Task details: Restate the entire listing word for word.

Dataset section:
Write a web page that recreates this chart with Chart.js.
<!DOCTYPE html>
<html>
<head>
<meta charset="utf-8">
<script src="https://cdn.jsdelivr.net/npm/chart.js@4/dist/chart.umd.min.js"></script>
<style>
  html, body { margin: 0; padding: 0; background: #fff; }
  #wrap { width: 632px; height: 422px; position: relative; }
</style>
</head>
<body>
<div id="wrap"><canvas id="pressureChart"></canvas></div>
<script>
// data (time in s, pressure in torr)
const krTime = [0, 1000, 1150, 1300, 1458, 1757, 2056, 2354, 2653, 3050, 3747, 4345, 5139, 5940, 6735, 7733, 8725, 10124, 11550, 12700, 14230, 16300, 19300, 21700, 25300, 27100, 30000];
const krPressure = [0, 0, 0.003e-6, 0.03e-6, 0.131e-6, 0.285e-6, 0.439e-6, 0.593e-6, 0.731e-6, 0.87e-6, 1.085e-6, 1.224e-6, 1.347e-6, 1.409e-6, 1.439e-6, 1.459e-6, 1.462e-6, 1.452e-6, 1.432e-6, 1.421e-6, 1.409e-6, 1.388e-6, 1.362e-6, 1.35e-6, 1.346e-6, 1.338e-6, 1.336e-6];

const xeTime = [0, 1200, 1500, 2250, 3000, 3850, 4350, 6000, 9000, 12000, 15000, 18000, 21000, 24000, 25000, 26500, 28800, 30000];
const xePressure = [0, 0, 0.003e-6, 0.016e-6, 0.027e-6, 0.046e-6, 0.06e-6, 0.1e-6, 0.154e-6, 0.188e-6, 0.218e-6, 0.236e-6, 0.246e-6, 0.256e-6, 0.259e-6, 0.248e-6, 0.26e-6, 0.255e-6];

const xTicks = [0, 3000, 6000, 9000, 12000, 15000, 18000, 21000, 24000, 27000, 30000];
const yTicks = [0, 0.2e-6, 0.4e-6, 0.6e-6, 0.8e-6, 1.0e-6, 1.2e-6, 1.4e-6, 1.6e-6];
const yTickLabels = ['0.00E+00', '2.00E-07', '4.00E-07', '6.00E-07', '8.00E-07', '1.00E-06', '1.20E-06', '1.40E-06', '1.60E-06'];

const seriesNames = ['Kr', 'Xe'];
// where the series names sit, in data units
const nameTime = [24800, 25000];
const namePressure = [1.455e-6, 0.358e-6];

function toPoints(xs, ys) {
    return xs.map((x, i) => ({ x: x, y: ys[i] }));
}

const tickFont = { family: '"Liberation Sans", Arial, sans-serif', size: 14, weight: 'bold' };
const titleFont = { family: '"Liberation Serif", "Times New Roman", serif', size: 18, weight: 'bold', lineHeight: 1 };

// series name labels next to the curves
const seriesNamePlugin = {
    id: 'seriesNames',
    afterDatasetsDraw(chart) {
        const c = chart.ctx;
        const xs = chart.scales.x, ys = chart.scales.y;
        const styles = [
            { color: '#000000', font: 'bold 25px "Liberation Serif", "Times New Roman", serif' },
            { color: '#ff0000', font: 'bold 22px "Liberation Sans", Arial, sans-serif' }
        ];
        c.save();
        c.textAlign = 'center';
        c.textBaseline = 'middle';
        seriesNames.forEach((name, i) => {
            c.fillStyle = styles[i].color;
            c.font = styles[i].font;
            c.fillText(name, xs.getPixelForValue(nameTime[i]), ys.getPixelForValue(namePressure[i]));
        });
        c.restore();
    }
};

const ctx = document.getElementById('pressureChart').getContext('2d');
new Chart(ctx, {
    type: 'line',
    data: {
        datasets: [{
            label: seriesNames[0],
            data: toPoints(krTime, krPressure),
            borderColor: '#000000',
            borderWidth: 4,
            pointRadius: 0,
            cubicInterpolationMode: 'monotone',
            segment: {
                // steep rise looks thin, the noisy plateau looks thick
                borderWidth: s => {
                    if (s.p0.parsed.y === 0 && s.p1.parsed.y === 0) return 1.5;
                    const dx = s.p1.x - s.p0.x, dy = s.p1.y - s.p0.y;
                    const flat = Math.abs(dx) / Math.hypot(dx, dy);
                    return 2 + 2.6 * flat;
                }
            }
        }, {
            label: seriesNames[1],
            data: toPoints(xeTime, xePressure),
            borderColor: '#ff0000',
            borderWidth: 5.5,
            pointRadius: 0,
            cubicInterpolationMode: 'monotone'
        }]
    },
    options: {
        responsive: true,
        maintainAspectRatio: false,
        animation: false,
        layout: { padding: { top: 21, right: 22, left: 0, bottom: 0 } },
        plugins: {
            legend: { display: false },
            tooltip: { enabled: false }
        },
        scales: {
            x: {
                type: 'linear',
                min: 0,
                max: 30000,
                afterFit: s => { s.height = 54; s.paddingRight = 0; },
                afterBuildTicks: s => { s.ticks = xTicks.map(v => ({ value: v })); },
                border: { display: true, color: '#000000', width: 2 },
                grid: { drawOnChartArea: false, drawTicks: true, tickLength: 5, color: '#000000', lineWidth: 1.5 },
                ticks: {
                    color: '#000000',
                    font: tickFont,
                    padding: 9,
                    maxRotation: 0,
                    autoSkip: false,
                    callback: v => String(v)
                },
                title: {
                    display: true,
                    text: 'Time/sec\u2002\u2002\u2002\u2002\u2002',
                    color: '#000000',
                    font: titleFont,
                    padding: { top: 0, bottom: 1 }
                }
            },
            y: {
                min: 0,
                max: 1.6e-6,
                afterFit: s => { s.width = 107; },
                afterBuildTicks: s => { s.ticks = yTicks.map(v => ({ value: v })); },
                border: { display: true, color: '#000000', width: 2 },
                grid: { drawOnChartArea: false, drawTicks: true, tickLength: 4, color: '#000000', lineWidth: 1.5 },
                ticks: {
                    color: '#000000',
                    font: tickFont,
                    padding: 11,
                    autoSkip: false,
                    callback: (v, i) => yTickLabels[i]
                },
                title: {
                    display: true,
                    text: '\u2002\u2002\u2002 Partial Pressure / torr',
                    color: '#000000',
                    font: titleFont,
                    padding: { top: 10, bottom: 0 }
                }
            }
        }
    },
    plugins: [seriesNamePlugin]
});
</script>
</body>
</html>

Exercise output:
Write a web page that recreates this chart with Chart.js.
<!DOCTYPE html>
<html>
<head>
<meta charset="utf-8">
<script src="https://cdn.jsdelivr.net/npm/chart.js@4/dist/chart.umd.min.js"></script>
<style>
  html, body { margin: 0; padding: 0; background: #fff; }
  #wrap { width: 632px; height: 422px; position: relative; }
</style>
</head>
<body>
<div id="wrap"><canvas id="pressureChart"></canvas></div>
<script>
// data (time in s, pressure in torr)
const krTime = [0, 1000, 1150, 1300, 1458, 1757, 2056, 2354, 2653, 3050, 3747, 4345, 5139, 5940, 6735, 7733, 8725, 10124, 11550, 12700, 14230, 16300, 19300, 21700, 25300, 27100, 30000];
const krPressure = [0, 0, 0.003e-6, 0.03e-6, 0.131e-6, 0.285e-6, 0.439e-6, 0.593e-6, 0.731e-6, 0.87e-6, 1.085e-6, 1.224e-6, 1.347e-6, 1.409e-6, 1.439e-6, 1.459e-6, 1.462e-6, 1.452e-6, 1.432e-6, 1.421e-6, 1.409e-6, 1.388e-6, 1.362e-6, 1.35e-6, 1.346e-6, 1.338e-6, 1.336e-6];

const xeTime = [0, 1200, 1500, 2250, 3000, 3850, 4350, 6000, 9000, 12000, 15000, 18000, 21000, 24000, 25000, 26500, 28800, 30000];
const xePressure = [0, 0, 0.003e-6, 0.016e-6, 0.027e-6, 0.046e-6, 0.06e-6, 0.1e-6, 0.154e-6, 0.188e-6, 0.218e-6, 0.236e-6, 0.246e-6, 0.256e-6, 0.259e-6, 0.248e-6, 0.26e-6, 0.255e-6];

const xTicks = [0, 3000, 6000, 9000, 12000, 15000, 18000, 21000, 24000, 27000, 30000];
const yTicks = [0, 0.2e-6, 0.4e-6, 0.6e-6, 0.8e-6, 1.0e-6, 1.2e-6, 1.4e-6, 1.6e-6];
const yTickLabels = ['0.00E+00', '2.00E-07', '4.00E-07', '6.00E-07', '8.00E-07', '1.00E-06', '1.20E-06', '1.40E-06', '1.60E-06'];

const seriesNames = ['Kr', 'Xe'];
// where the series names sit, in data units
const nameTime = [24800, 25000];
const namePressure = [1.455e-6, 0.358e-6];

function toPoints(xs, ys) {
    return xs.map((x, i) => ({ x: x, y: ys[i] }));
}

const tickFont = { family: '"Liberation Sans", Arial, sans-serif', size: 14, weight: 'bold' };
const titleFont = { family: '"Liberation Serif", "Times New Roman", serif', size: 18, weight: 'bold', lineHeight: 1 };

// series name labels next to the curves
const seriesNamePlugin = {
    id: 'seriesNames',
    afterDatasetsDraw(chart) {
        const c = chart.ctx;
        const xs = chart.scales.x, ys = chart.scales.y;
        const styles = [
            { color: '#000000', font: 'bold 25px "Liberation Serif", "Times New Roman", serif' },
            { color: '#ff0000', font: 'bold 22px "Liberation Sans", Arial, sans-serif' }
        ];
        c.save();
        c.textAlign = 'center';
        c.textBaseline = 'middle';
        seriesNames.forEach((name, i) => {
            c.fillStyle = styles[i].color;
            c.font = styles[i].font;
            c.fillText(name, xs.getPixelForValue(nameTime[i]), ys.getPixelForValue(namePressure[i]));
        });
        c.restore();
    }
};

const ctx = document.getElementById('pressureChart').getContext('2d');
new Chart(ctx, {
    type: 'line',
    data: {
        datasets: [{
            label: seriesNames[0],
            data: toPoints(krTime, krPressure),
            borderColor: '#000000',
            borderWidth: 4,
            pointRadius: 0,
            cubicInterpolationMode: 'monotone',
            segment: {
                // steep rise looks thin, the noisy plateau looks thick
                borderWidth: s => {
                    if (s.p0.parsed.y === 0 && s.p1.parsed.y === 0) return 1.5;
                    const dx = s.p1.x - s.p0.x, dy = s.p1.y - s.p0.y;
                    const flat = Math.abs(dx) / Math.hypot(dx, dy);
                    return 2 + 2.6 * flat;
                }
            }
        }, {
            label: seriesNames[1],
            data: toPoints(xeTime, xePressure),
            borderColor: '#ff0000',
            borderWidth: 5.5,
            pointRadius: 0,
            cubicInterpolationMode: 'monotone'
        }]
    },
    options: {
        responsive: true,
        maintainAspectRatio: false,
        animation: false,
        layout: { padding: { top: 21, right: 22, left: 0, bottom: 0 } },
        plugins: {
            legend: { display: false },
            tooltip: { enabled: false }
        },
        scales: {
            x: {
                type: 'linear',
                min: 0,
                max: 30000,
                afterFit: s => { s.height = 54; s.paddingRight = 0; },
                afterBuildTicks: s => { s.ticks = xTicks.map(v => ({ value: v })); },
                border: { display: true, color: '#000000', width: 2 },
                grid: { drawOnChartArea: false, drawTicks: true, tickLength: 5, color: '#000000', lineWidth: 1.5 },
                ticks: {
                    color: '#000000',
                    font: tickFont,
                    padding: 9,
                    maxRotation: 0,
                    autoSkip: false,
                    callback: v => String(v)
                },
                title: {
                    display: true,
                    text: 'Time/sec\u2002\u2002\u2002\u2002\u2002',
                    color: '#000000',
                    font: titleFont,
                    padding: { top: 0, bottom: 1 }
                }
            },
            y: {
                min: 0,
                max: 1.6e-6,
                afterFit: s => { s.width = 107; },
                afterBuildTicks: s => { s.ticks = yTicks.map(v => ({ value: v })); },
                border: { display: true, color: '#000000', width: 2 },
                grid: { drawOnChartArea: false, drawTicks: true, tickLength: 4, color: '#000000', lineWidth: 1.5 },
                ticks: {
                    color: '#000000',
                    font: tickFont,
                    padding: 11,
                    autoSkip: false,
                    callback: (v, i) => yTickLabels[i]
                },
                title: {
                    display: true,
                    text: '\u2002\u2002\u2002 Partial Pressure / torr',
                    color: '#000000',
                    font: titleFont,
                    padding: { top: 10, bottom: 0 }
                }
            }
        }
    },
    plugins: [seriesNamePlugin]
});
</script>
</body>
</html>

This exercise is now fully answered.